■ **PROBLEM TO WORK ON**:
Skip every picture, and extract verbatim the lines from the line containing "Generate a Python" to the line containing "0.005, 0.001, 0.0]", both lines included.

■ **ROWS**:
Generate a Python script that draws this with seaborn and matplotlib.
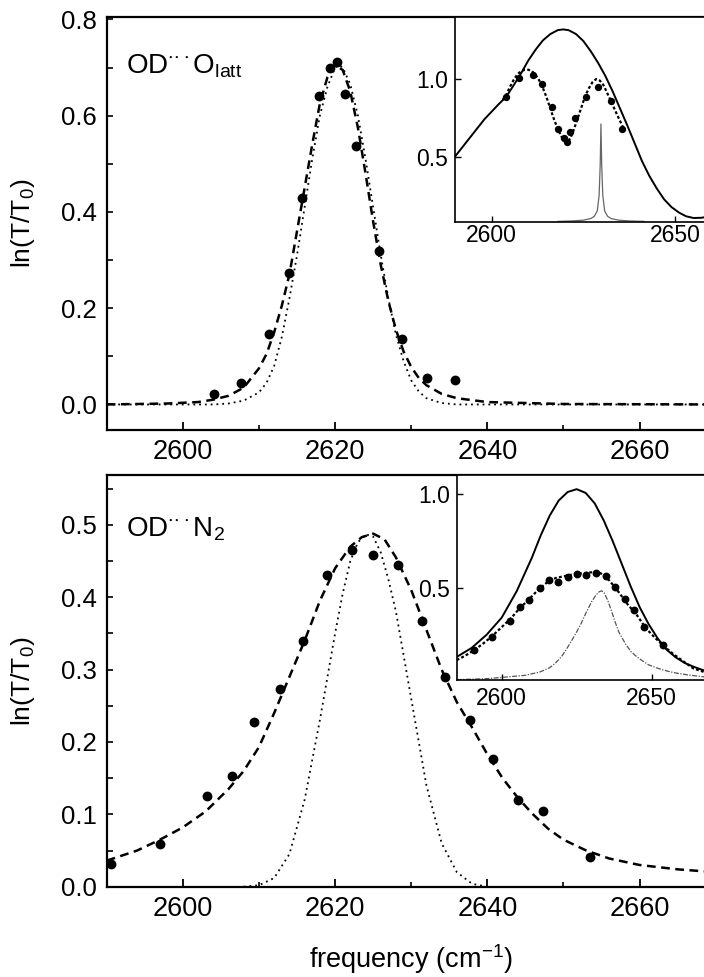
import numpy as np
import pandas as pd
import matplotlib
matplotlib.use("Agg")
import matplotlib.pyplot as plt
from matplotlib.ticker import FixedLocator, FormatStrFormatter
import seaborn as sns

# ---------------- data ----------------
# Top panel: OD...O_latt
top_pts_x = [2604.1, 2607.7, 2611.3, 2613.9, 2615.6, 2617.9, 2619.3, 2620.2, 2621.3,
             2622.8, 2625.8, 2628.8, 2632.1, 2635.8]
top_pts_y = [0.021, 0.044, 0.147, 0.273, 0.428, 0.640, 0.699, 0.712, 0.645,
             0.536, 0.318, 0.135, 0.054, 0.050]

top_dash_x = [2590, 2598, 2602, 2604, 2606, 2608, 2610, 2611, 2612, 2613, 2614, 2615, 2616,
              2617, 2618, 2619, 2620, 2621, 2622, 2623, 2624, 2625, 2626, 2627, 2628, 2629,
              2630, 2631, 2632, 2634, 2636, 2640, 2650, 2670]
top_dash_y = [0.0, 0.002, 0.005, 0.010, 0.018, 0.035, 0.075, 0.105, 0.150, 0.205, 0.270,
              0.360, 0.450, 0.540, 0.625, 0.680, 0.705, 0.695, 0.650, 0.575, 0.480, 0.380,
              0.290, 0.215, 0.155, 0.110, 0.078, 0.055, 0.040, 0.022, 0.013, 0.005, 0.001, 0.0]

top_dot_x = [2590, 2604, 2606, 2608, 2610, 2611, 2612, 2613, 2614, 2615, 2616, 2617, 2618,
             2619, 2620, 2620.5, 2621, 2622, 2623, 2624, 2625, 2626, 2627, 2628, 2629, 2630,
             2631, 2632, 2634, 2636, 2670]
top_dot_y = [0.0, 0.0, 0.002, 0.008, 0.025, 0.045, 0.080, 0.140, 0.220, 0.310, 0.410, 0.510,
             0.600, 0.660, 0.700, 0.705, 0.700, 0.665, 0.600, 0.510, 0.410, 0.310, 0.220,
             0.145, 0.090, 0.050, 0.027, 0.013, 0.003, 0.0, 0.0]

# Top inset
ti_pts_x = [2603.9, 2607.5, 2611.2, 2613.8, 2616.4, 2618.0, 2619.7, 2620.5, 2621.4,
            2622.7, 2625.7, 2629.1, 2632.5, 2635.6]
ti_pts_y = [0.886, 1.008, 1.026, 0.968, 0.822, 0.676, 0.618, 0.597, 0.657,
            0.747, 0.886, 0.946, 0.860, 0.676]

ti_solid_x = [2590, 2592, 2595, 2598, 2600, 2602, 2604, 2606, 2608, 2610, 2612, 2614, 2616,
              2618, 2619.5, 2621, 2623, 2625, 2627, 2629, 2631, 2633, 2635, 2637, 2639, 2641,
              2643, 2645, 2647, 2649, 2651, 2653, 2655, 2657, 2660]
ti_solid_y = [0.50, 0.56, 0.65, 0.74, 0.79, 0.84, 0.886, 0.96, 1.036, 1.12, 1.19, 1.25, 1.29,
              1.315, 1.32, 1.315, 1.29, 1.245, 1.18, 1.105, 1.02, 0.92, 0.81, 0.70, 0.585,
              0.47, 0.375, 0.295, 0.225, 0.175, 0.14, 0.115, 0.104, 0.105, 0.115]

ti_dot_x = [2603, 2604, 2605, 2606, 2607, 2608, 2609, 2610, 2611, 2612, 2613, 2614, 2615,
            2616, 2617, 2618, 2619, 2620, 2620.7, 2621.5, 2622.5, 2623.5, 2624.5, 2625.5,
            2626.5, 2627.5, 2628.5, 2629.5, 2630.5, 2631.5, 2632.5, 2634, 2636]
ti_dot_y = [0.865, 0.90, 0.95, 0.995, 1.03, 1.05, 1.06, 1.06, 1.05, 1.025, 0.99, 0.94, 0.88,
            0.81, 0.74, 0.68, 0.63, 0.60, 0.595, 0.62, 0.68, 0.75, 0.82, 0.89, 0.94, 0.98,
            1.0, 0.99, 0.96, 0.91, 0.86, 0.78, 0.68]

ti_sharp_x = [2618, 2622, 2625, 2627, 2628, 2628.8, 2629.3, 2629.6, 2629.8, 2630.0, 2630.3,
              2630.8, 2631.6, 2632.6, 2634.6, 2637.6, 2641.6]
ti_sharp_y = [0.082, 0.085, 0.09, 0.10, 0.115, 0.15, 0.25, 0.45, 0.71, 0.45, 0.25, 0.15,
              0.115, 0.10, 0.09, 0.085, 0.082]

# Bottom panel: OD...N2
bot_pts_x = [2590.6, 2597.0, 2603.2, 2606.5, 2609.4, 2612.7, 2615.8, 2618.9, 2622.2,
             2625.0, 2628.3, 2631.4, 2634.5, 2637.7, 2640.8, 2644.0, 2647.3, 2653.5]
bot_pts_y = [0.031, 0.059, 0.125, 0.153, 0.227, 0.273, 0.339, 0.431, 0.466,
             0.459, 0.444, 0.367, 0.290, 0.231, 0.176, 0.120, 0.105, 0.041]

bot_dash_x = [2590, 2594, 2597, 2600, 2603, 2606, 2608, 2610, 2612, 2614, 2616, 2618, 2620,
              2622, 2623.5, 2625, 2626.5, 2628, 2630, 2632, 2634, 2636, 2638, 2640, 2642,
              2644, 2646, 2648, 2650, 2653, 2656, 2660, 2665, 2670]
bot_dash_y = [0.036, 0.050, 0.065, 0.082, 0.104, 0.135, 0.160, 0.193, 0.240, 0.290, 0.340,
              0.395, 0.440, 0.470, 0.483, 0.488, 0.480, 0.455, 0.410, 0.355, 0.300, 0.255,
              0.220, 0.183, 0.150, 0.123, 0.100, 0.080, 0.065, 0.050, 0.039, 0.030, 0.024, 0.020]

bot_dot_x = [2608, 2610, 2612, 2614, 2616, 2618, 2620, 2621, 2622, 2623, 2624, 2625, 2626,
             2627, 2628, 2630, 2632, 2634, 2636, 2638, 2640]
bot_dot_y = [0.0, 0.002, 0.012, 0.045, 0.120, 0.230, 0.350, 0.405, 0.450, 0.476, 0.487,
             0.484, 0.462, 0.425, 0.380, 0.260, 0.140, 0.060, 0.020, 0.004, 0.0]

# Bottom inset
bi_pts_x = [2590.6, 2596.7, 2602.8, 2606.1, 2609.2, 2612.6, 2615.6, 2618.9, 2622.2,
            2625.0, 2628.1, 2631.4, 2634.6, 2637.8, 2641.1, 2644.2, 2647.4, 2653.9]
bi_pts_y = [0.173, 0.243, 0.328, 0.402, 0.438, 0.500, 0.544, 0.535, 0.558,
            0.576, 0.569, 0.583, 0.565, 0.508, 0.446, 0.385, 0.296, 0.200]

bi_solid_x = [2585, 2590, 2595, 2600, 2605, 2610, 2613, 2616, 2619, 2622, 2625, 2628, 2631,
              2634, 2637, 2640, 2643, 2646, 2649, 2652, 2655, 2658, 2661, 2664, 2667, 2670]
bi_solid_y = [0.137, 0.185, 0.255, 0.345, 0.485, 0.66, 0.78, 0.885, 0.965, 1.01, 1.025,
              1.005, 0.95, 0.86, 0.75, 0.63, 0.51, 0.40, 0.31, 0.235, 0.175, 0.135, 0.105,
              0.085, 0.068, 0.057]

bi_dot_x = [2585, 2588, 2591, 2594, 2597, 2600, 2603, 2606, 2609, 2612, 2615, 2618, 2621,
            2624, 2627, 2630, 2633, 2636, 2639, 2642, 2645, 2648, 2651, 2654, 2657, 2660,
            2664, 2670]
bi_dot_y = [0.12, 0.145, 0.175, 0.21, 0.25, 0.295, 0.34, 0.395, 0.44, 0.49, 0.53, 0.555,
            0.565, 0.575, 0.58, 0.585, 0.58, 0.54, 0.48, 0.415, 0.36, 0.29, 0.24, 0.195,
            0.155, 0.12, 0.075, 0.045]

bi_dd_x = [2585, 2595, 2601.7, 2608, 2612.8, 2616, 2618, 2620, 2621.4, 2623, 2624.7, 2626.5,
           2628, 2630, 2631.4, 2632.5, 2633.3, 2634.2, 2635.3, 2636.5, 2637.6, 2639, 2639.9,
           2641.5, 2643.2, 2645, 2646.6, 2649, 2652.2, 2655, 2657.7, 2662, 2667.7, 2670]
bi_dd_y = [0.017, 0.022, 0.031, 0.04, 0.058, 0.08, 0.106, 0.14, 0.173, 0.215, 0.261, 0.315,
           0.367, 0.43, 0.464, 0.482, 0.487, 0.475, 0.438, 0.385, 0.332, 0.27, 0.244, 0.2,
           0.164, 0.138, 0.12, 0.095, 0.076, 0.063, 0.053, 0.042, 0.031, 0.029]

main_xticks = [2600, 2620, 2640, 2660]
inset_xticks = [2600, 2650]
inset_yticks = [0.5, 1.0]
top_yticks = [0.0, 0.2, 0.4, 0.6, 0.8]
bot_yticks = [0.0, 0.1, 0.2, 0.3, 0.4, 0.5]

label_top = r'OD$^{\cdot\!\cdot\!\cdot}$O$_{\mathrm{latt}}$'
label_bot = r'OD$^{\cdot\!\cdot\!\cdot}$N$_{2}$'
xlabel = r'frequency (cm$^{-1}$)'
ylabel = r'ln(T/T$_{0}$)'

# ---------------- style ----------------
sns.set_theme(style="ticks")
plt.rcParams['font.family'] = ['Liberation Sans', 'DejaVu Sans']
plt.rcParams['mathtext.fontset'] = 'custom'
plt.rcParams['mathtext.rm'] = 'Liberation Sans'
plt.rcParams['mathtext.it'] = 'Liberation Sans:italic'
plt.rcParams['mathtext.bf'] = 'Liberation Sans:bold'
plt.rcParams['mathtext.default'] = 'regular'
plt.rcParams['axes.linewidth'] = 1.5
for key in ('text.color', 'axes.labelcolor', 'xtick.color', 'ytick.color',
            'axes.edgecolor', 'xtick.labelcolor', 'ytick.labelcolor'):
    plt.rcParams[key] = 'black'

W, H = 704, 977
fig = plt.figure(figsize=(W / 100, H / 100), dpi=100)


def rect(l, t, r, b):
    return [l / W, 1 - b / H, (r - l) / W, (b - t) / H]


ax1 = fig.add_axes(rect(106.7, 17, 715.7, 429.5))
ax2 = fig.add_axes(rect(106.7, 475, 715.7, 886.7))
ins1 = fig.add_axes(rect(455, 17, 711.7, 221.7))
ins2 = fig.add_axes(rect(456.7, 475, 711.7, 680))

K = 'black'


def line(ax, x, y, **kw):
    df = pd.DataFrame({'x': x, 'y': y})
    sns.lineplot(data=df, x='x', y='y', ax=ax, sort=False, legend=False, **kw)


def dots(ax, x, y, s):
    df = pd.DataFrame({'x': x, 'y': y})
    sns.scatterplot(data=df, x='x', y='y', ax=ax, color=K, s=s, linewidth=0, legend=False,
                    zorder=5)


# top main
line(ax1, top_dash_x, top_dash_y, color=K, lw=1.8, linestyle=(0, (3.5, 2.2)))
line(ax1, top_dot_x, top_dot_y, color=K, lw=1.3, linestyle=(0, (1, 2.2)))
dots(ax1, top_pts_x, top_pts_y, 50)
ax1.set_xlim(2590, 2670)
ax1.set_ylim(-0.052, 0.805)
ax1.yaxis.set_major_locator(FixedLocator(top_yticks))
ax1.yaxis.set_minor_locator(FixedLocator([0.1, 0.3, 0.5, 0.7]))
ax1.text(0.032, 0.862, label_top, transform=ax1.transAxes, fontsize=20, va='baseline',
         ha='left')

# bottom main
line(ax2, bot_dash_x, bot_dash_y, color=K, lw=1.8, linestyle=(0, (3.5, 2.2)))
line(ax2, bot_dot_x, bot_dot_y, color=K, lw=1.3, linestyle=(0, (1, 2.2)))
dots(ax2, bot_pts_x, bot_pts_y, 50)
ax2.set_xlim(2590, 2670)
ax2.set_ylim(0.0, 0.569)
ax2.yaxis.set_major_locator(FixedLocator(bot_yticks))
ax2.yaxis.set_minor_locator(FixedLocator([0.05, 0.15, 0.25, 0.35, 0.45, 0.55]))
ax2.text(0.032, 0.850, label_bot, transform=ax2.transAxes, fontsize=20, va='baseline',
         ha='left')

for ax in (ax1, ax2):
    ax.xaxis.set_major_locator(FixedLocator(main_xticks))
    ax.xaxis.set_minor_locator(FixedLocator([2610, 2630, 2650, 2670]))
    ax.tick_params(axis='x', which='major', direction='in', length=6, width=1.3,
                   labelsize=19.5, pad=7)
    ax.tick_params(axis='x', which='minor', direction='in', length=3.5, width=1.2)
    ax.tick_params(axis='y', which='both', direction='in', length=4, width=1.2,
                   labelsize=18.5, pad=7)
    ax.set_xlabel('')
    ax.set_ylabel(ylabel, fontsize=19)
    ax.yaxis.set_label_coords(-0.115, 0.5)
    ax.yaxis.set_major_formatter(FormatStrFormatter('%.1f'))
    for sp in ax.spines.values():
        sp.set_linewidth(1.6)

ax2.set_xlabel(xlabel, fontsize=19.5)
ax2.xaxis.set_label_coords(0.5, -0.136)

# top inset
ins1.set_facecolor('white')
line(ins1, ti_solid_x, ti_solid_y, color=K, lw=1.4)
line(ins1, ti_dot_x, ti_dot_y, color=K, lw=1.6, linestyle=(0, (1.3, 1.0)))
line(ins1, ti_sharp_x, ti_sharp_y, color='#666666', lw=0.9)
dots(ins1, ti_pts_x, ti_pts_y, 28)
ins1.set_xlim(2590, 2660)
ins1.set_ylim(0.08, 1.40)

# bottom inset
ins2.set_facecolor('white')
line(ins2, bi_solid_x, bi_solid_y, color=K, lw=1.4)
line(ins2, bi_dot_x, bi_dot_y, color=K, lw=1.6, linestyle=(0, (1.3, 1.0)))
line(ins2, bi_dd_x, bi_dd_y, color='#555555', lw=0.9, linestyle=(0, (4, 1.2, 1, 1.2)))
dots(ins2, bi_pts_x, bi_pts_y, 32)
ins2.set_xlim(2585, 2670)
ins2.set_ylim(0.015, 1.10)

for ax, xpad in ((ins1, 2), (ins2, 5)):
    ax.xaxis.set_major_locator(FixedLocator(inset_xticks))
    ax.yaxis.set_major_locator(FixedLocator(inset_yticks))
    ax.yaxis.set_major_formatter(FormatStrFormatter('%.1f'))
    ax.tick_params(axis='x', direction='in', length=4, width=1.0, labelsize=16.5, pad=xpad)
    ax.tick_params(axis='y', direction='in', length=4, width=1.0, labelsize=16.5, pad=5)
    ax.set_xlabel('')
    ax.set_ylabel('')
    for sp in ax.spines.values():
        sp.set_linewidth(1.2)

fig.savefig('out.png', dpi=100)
* * *
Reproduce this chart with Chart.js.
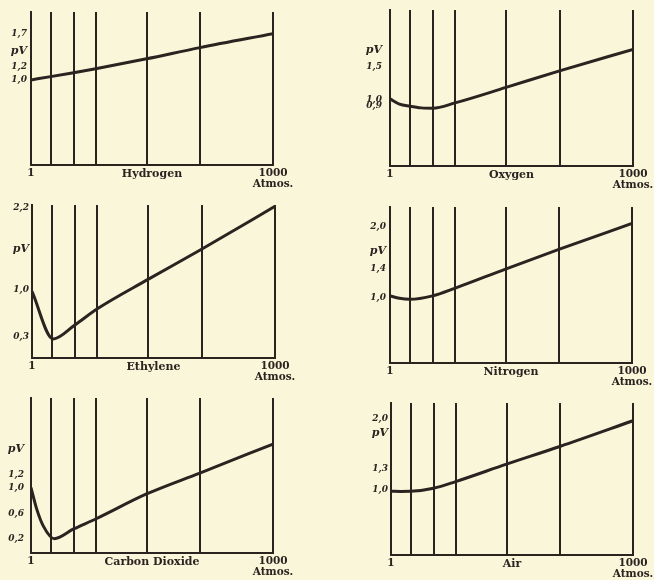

■ **TASK SOLUTION**:
Generate a Python script that draws this with seaborn and matplotlib.
import numpy as np
import pandas as pd
import matplotlib
matplotlib.use("Agg")
import matplotlib.pyplot as plt
from matplotlib.ticker import FixedLocator, FormatStrFormatter
import seaborn as sns

# ---------------- data ----------------
# Top panel: OD...O_latt
top_pts_x = [2604.1, 2607.7, 2611.3, 2613.9, 2615.6, 2617.9, 2619.3, 2620.2, 2621.3,
             2622.8, 2625.8, 2628.8, 2632.1, 2635.8]
top_pts_y = [0.021, 0.044, 0.147, 0.273, 0.428, 0.640, 0.699, 0.712, 0.645,
             0.536, 0.318, 0.135, 0.054, 0.050]

top_dash_x = [2590, 2598, 2602, 2604, 2606, 2608, 2610, 2611, 2612, 2613, 2614, 2615, 2616,
              2617, 2618, 2619, 2620, 2621, 2622, 2623, 2624, 2625, 2626, 2627, 2628, 2629,
              2630, 2631, 2632, 2634, 2636, 2640, 2650, 2670]
top_dash_y = [0.0, 0.002, 0.005, 0.010, 0.018, 0.035, 0.075, 0.105, 0.150, 0.205, 0.270,
              0.360, 0.450, 0.540, 0.625, 0.680, 0.705, 0.695, 0.650, 0.575, 0.480, 0.380,
              0.290, 0.215, 0.155, 0.110, 0.078, 0.055, 0.040, 0.022, 0.013, 0.005, 0.001, 0.0]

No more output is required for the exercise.